My postpartum depression was off the charts. It is impossible to relay in this text the gamut of emotional experiences I endured during the first four years’ of my daughter’s life. Whatever you have heard about postpartum depression stop and multiply by ten. My meds after fifteen years of being pretty therapeutic stopped working. I was put on several new meds one after another with no clinical break-throughs. I would later come to understand that the anti-depressants that were augmenting my other meds were causing me to revert into full mania in a repeat pattern every four to six months. The anti-depressant rather than helping me with the postpartum was catapulting me to the opposite extreme of mania. This was mania like I had never before experienced. There were times I felt that my medication had been laced with an illicit substance. There were times when I felt like all members of my family were dead or in comas and on some sort of life support system overseas at the Swiss Hotel. There were times when I was prompted to act in manners unsafe for my own well-being.
Besides the anti-depressant issue which was huge and impactful to me on a daily basis, the overall upshot of this postpartum period was a huge sense of isolation and of fear. How on earth could I carry on a discussion with other mothers about their child’s potty training or their child’s teething or their child’s pre-school years when I was obsessed by potential terrorist take-overs in the Himalayas?
With a child in diapers, I and my thoughts were focused on the threat of a nuclear meltdown over the existing power grid, and the threat of nuclear water contamination east of the Mississippi and the threat of terrorists living their daily lives among us. Thoughts of national security consumed me on a daily basis. What’s more is that these thoughts of national security also prevented me from being a Mom and talking to other Moms about their kid or their kids.

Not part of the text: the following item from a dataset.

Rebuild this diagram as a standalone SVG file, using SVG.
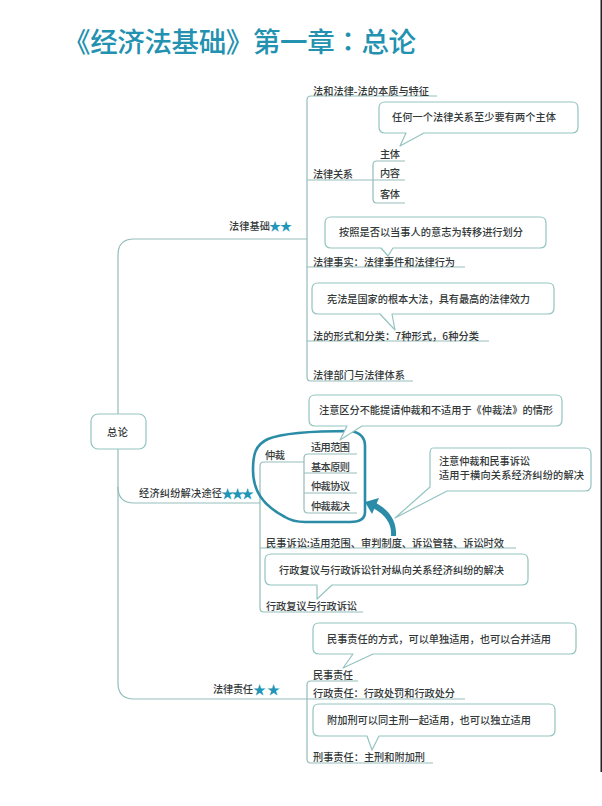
<svg xmlns="http://www.w3.org/2000/svg" width="602" height="806" viewBox="0 0 602 806">
<style>
text{font-family:"Noto Sans CJK SC","Noto Sans",sans-serif;font-size:10.2px;font-weight:500;fill:#333839}
.t{font-family:"Noto Sans CJK TC","Noto Sans CJK SC",sans-serif;font-size:27.5px;fill:#2391b0;font-weight:500}
.s{fill:#2196b8}
.l{fill:none;stroke:#93bdbb;stroke-width:1.2}
.c{fill:#fff;stroke:#93c4c0;stroke-width:1.2;stroke-linejoin:round}
.b{fill:none;stroke:#2a8ca6;stroke-width:2.6;stroke-linecap:round}
.a{fill:#2a8ca6}
</style>
<rect width="602" height="806" fill="#fff"/>
<rect x="600.5" y="0" width="1.5" height="772" fill="#222"/>
<text class="t" x="63" y="52" textLength="353">《经济法基础》第一章：总论</text>

<g id="connectors">
<path class="l" d="M437 96H311Q307 96 307 100V377Q307 381 311 381H413"/>
<path class="l" d="M307 180H405M405 161H377Q373 161 373 165V199Q373 203 377 203H405"/>
<path class="l" d="M307 239H134Q118 239 118 255V414M118 449V683Q118 699 134 699H465"/>
<path class="l" d="M118 487Q118 503 134 503H260"/>
<path class="l" d="M307 267H465M307 341H489"/>
<path class="l" d="M264 462H304M260 608V466Q260 462 264 462"/>
<path class="l" d="M357 454H308Q304 454 304 458V509Q304 513 308 513H357M304 473H357M304 493H357"/>
<path class="l" d="M260 548H516M260 608Q260 612 264 612H363"/>
<path class="l" d="M358 681H311Q307 681 307 685V759Q307 763 311 763H433"/>
<path class="b" d="M365 446Q365 433 350 431C320 431 285 432 268 439C255 445 253 455 253 470C253 490 262 505 285 517Q293 522 305 522H350Q365 522 365 512Z"/>
<path class="a" d="M391 536C392 524 386 514 369 506L372 501C390 509 397 522 396 536Z"/>
<path class="a" d="M365 502L379 498L372 514Z"/>
</g>

<g id="n-zonglun"><rect class="c" x="91" y="414" width="55" height="35" rx="7"/><text x="107" y="436" textLength="21">总论</text></g>
<g id="n-falvjichu"><text x="229" y="230" textLength="41">法律基础</text><text x="269" y="231" style="font-size:12px;fill:#2196b8" textLength="23">★★</text></g>
<g id="n-jiufen"><text x="139" y="497" textLength="83">经济纠纷解决途径</text><text x="221" y="498" style="font-size:13px;fill:#2196b8" textLength="33">★★★</text></g>
<g id="n-zeren"><text x="213" y="693" textLength="40">法律责任</text><text x="253" y="694" style="font-size:13px;fill:#2196b8" textLength="27">★★</text></g>

<g id="n-benzhi"><text x="313" y="95" textLength="116">法和法律-法的本质与特征</text></g>
<g id="n-guanxi"><text x="313" y="178" textLength="40">法律关系</text></g>
<g id="n-zhuti"><text x="380" y="158" textLength="20">主体</text></g>
<g id="n-neirong"><text x="380" y="177" textLength="20">内容</text></g>
<g id="n-keti"><text x="380" y="198" textLength="20">客体</text></g>
<g id="n-shishi"><text x="313" y="266" textLength="142">法律事实：法律事件和法律行为</text></g>
<g id="n-xingshi"><text x="313" y="340" textLength="166">法的形式和分类：7种形式，6种分类</text></g>
<g id="n-bumen"><text x="313" y="379" textLength="92">法律部门与法律体系</text></g>
<g id="n-zhongcai"><text x="265" y="459" textLength="20">仲裁</text></g>
<g id="n-shiyong"><text x="311" y="451" textLength="39">适用范围</text></g>
<g id="n-yuanze"><text x="311" y="471" textLength="39">基本原则</text></g>
<g id="n-xieyi"><text x="311" y="490" textLength="39">仲裁协议</text></g>
<g id="n-caijue"><text x="311" y="510" textLength="39">仲裁裁决</text></g>
<g id="n-minsusong"><text x="266" y="547" textLength="238">民事诉讼:适用范围、审判制度、诉讼管辖、诉讼时效</text></g>
<g id="n-xingzheng"><text x="266" y="610" textLength="91">行政复议与行政诉讼</text></g>
<g id="n-minshi"><text x="313" y="679" textLength="40">民事责任</text></g>
<g id="n-xingzhengzr"><text x="313" y="697" textLength="142">行政责任：行政处罚和行政处分</text></g>
<g id="n-xingshizr"><text x="313" y="761" textLength="112">刑事责任：主刑和附加刑</text></g>

<g id="n-note1"><path class="c" d="M385 102H572Q578 102 578 108V127Q578 133 572 133H424L400 146L406 133H385Q379 133 379 127V108Q379 102 385 102Z"/><text x="392" y="121" textLength="164">任何一个法律关系至少要有两个主体</text></g>
<g id="n-note2"><path class="c" d="M331 217H540Q546 217 546 223V242Q546 248 540 248H393L388 256L381 248H331Q325 248 325 242V223Q325 217 331 217Z"/><text x="339" y="236" textLength="184">按照是否以当事人的意志为转移进行划分</text></g>
<g id="n-note3"><path class="c" d="M318 283H548Q554 283 554 289V308Q554 314 548 314H392L395 330L380 314H318Q312 314 312 308V289Q312 283 318 283Z"/><text x="327" y="303" textLength="203">宪法是国家的根本大法，具有最高的法律效力</text></g>
<g id="n-note4"><path class="c" d="M315 395H556Q562 395 562 401V420Q562 426 556 426H362L340 440L347 426H315Q309 426 309 420V401Q309 395 315 395Z"/><text x="319" y="414" textLength="234">注意区分不能提请仲裁和不适用于《仲裁法》的情形</text></g>
<g id="n-note5"><path class="c" d="M433 448H585Q591 448 591 454V485Q591 491 585 491H447L395 518L430 487V454Q430 448 433 448Z"/><text x="439" y="465" textLength="91">注意仲裁和民事诉讼</text><text x="439" y="479" textLength="145">适用于横向关系经济纠纷的解决</text></g>
<g id="n-note6"><path class="c" d="M271 554H522Q528 554 528 560V579Q528 585 522 585H332L317 599L317 585H271Q265 585 265 579V560Q265 554 271 554Z"/><text x="279" y="574" textLength="225">行政复议与行政诉讼针对纵向关系经济纠纷的解决</text></g>
<g id="n-note7"><path class="c" d="M319 623H570Q576 623 576 629V648Q576 654 570 654H373L343 668L353 654H319Q313 654 313 648V629Q313 623 319 623Z"/><text x="327" y="643" textLength="224">民事责任的方式，可以单独适用，也可以合并适用</text></g>
<g id="n-note8"><path class="c" d="M319 704H549Q555 704 555 710V730Q555 736 549 736H379L372 750L367 736H319Q313 736 313 730V710Q313 704 319 704Z"/><text x="327" y="724" textLength="204">附加刑可以同主刑一起适用，也可以独立适用</text></g>
</svg>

I felt unable to connect with other young mothers largely because my thoughts continued to soar toward global safety and security in full-blown paranoia. At one point, I imagined that the United States was undergoing a Civil War and had to address some Constitutionality gap and it was up to me to help do that. At another instance, I believed that my husband was being cloned at his place of work and it was up to me to stop the cloning. At another instance, I believed that I or friends and relatives were being cloned at the hand of terrorists. At another instance, I believed that Lithium was the cure for HIV/AIDS. At another instance, I believed my brain was implanted with a computer device that was controlled by terrorists or those who were seeking vengeance on me and my family. At another instance, I believed that I was engaged in some sort of computer “fight-off” where I had to survive some form of computerized attack. At another instance, I believed that my sister (and not myself) had brain damage from an accident sustained as a child and this somehow made her, and not myself, responsible for my symptoms. These thoughts and obsessions and paranoid delusions made it nearly impossible to maintain family relations or to develop peer connections surrounding motherhood and being a Mom. It also kept me feeling isolated in relationships including my relationships with my husband, my rapidly growing up daughter and just about every other person in my family.
In many ways all these fears left me unable to connect to my daughter’s peers and peers’ parents in the first 2 to 4 years of my daughter’s life. Even today, I have to remind myself of the role of un-therapeutic meds during this extremely vulnerable time. The use of anti-depressants given my bipolar condition was a huge mistake and one for which my family and I paid the price.